Reductions in economic activity from these sectors can themselves be the cause of downturns in other sectors, with the possibility of a complete collapse of coordination such as the U.S. experienced in the Great Depression, in which nobody can work in part because, well, nobody else is working.
In a typical hurricane, there is some destruction of productive physical capital. But precisely because the physical trauma is relatively local, there is little impact on the ability to coordinate economic activity. Many people end up doing pretty much what they were doing before on the other side of town, with the rest of the nation able to serve as a buffer of available resources with which the rebuilding can be carried out. Macroblog documents that previous major hurricanes had very little macroeconomic impact.
Is Katrina any different? Although the effects on energy prices originally looked to be enormous, it now appears that we are already past the worst, with oil and gas prices falling again today. I am likewise hopeful that New Orleans’ hobbled port will not produce the insurmountable problems with getting goods to market that some had originally feared.
On the other hand, New Orleans itself looks to me like a coordination problem on the scale of an entire metropolitan area. Some of the people affected will get back to working quickly. But many who worked in schools, stores, or hotels seem quite unlikely to be performing a similar function on the other side of the river any time soon. Part of the sadness in looking at the great city under water is the realization that much of the magic that allowed it to function together as a cohesive unit has been destroyed.
How big is that effect economically? The estimate from the Congressional Budget Office of 400,000 lost jobs has been widely repeated by the press. I have looked at the CBO report, but did not see exactly where the 400,000 figure came from.
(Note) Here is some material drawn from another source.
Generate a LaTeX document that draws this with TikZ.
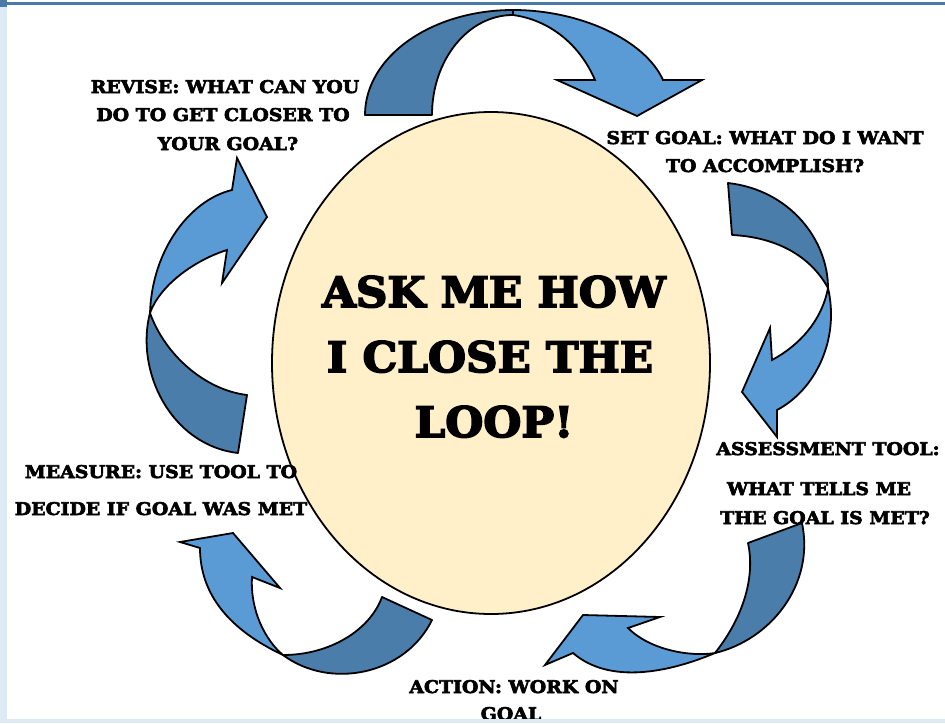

The CBO did call attention to the facts that about 620,000 people worked in the New Orleans-Metairie-Kenner Metropolitan Statistical Area last year, of whom 250,000 worked in the Orleans Parish. It does seem a safe guess that at least 200,000 of those previously working in the MSA will not be employed again for a period of several months at a minimum.
How big a shock is that relative to the national economy? For comparison, U.S. nonfarm employment fell by over 400,000 jobs in the first three months of each of the last two recessions, and would normally be expected to grow by significantly more than 400,000 jobs over a typical 3-month period. Thus by this very crude reckoning, Katrina by itself represents less than a quarter of the size of a typical recession-inducing shock, or less than half, if you use the CBO estimate of 400,000 lost jobs.
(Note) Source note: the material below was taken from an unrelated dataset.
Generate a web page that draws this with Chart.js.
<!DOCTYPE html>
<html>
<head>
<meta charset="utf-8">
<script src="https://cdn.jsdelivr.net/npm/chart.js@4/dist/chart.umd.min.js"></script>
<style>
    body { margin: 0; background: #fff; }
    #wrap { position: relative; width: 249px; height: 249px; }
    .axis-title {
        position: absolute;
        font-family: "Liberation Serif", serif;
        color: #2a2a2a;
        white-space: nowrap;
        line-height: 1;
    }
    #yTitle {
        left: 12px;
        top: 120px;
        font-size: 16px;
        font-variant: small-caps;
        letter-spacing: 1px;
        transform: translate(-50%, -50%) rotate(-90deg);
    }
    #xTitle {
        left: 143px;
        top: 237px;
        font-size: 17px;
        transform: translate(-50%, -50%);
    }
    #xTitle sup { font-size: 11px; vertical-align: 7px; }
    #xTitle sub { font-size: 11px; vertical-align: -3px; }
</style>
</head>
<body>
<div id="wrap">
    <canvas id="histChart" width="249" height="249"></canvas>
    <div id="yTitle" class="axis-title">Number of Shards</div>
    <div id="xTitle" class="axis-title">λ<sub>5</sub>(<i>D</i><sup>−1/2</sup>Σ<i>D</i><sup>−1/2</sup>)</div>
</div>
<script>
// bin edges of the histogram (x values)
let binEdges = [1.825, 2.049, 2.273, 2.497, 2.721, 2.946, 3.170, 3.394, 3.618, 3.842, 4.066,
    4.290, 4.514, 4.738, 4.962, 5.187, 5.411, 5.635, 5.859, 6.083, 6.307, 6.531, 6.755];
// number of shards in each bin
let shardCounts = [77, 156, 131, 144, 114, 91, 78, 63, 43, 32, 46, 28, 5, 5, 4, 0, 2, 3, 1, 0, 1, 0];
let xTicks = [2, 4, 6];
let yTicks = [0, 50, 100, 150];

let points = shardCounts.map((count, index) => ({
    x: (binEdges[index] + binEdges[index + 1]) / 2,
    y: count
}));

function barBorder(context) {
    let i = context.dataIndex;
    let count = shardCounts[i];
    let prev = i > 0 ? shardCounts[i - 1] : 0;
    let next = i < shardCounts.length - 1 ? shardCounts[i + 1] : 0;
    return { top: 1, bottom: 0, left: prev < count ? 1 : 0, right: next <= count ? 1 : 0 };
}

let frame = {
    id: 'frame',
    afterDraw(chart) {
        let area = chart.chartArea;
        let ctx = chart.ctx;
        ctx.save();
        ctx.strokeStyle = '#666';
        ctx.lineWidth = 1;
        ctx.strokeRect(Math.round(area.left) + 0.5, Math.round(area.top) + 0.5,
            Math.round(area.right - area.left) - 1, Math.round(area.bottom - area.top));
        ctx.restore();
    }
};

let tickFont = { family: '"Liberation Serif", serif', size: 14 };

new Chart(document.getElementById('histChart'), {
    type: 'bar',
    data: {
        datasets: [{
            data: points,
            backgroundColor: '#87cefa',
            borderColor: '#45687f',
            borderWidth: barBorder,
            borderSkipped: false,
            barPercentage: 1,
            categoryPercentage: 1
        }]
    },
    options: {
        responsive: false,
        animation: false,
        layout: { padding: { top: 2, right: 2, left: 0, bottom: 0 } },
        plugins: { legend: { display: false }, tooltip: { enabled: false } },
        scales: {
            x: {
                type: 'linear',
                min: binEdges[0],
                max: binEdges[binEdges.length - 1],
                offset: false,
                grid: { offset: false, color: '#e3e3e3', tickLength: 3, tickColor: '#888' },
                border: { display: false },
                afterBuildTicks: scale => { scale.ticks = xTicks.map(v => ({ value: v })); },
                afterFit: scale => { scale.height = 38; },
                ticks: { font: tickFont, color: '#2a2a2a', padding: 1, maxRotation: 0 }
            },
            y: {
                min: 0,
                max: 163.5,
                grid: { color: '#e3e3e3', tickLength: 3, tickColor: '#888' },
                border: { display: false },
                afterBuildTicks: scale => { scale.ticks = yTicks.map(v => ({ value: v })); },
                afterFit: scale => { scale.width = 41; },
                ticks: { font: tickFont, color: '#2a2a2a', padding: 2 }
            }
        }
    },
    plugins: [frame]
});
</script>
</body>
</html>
The other reason that Macroblog found very little evidence of an economic slowdown from other historical hurricanes is that usually hurricanes are completely unrelated to anything that may be happening in other parts of the economy. In the present case, I am concerned that, even without Katrina, we could easily see additional layoffs in autos and
airlines. And sooner or later, the degree of Fed tightening that we’ve already seen is going to exert a substantial contractionary effect on the economy.
So where does all that leave us? The situation economically is not as bad as it could have been, and not as good as we would wish. A recession in 2006 remains a possibility, but not a certainty. Statements like this one from Federal Reserve officials remind me that the Fed still has the power to turn it from the former into the latter.